Arguably, it seems so obvious that we shouldn't need to include it. But an experienced developer will tell you that it all too often gets overlooked.
You cannot eat a meal that's still in the restaurant's kitchen in pots and pans. You cannot listen to a pop song that's sitting on the producer's hard drive in a hodge podge of audio files and MIDI. You cannot drive a car that's still on the assembly line.
And you cannot use software that's still just a bunch of source code files sitting on different people's computers.
Software, like food, music and cars, costs money to make. In the majority of cases where teams are doing it commercially, that's someone else's money. If our ultimate goal is to give them their money's-worth when we write software, we really need to bear in mind that the value locked in the code we've written cannot be realised until we can give them a working piece of software that they can then put to good use.

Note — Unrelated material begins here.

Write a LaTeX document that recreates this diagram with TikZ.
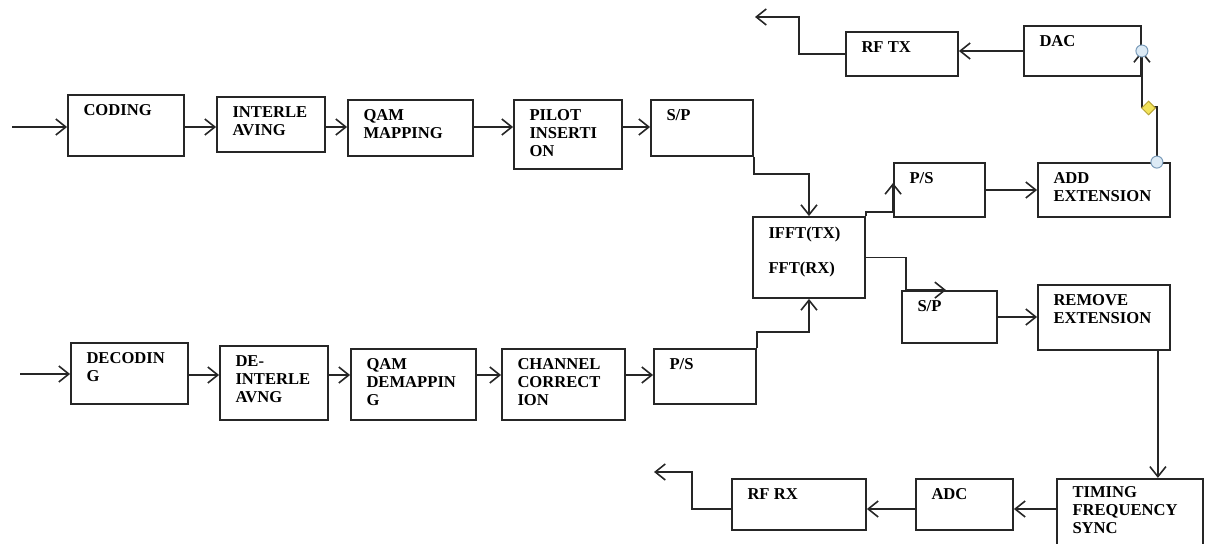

Typically, the sooner the customer can get their hands on working software that solves at least part of their problem, the better for them and therefore for us, since we all share that goal.
This has a number of implications for the way we develop software.
Firstly, in order for software to be released to the customer, it needs to work.
Teams that have put insufficient care into checking that the software works - that is, it does what the customer needs it to do, and does it reliably enough - will likely as not find that before their software can be released, they have to go through a time-consuming process of testing it and fixing any problems that stand in the way of making it fit for its purpose.
It's not uncommon for this process of "stabilising" the software to take months of extra intense work. It's also not unheard of for software to fail to stabilise, and for releases to be abandoned. Because problems can take many times longer to fix when we look for them at this late stage, this turns out to be a very expensive way of making the software good enough for use in the real world.
It makes more sense economically to take reasonable steps to ensure that the software is working while we're writing it. We write a little bit, and we test it, and then we write a bit more and test that, and so on. If we're working in teams, we also integrate as we go, to make sure that the whole thing works when we incorporate our parts.
Secondly, it's entirely possible that, if we effectively prioritise the customer's requirements and tackle the most important things first, we may create software that would be of real value if it were put to use before we've built the whole thing.
But who is best placed to decide if that's the case?
It's the customer's problem we're trying solve, and the customer's money we're spending to solve it. Common sense dictates that the customer should decide when to release the software to the end users.
Our job, as developers, is to be ready when they make that call.
We have a responsibility to ensure the software is always working, and that we integrate our work into the whole as often as we can so the risk of important code being left out of the finished product is as small as possible.
In a learning process, for us and our customers, releases are likely to be frequent and the amount of change in each new version of the software is likely to be small. It's therefore of paramount importance that we can release as frequently as the customer requires so that they can more quickly learn about what works and what doesn't in the real world. Failing to do this very significantly reduces our chances of hitting the nail on the head eventually.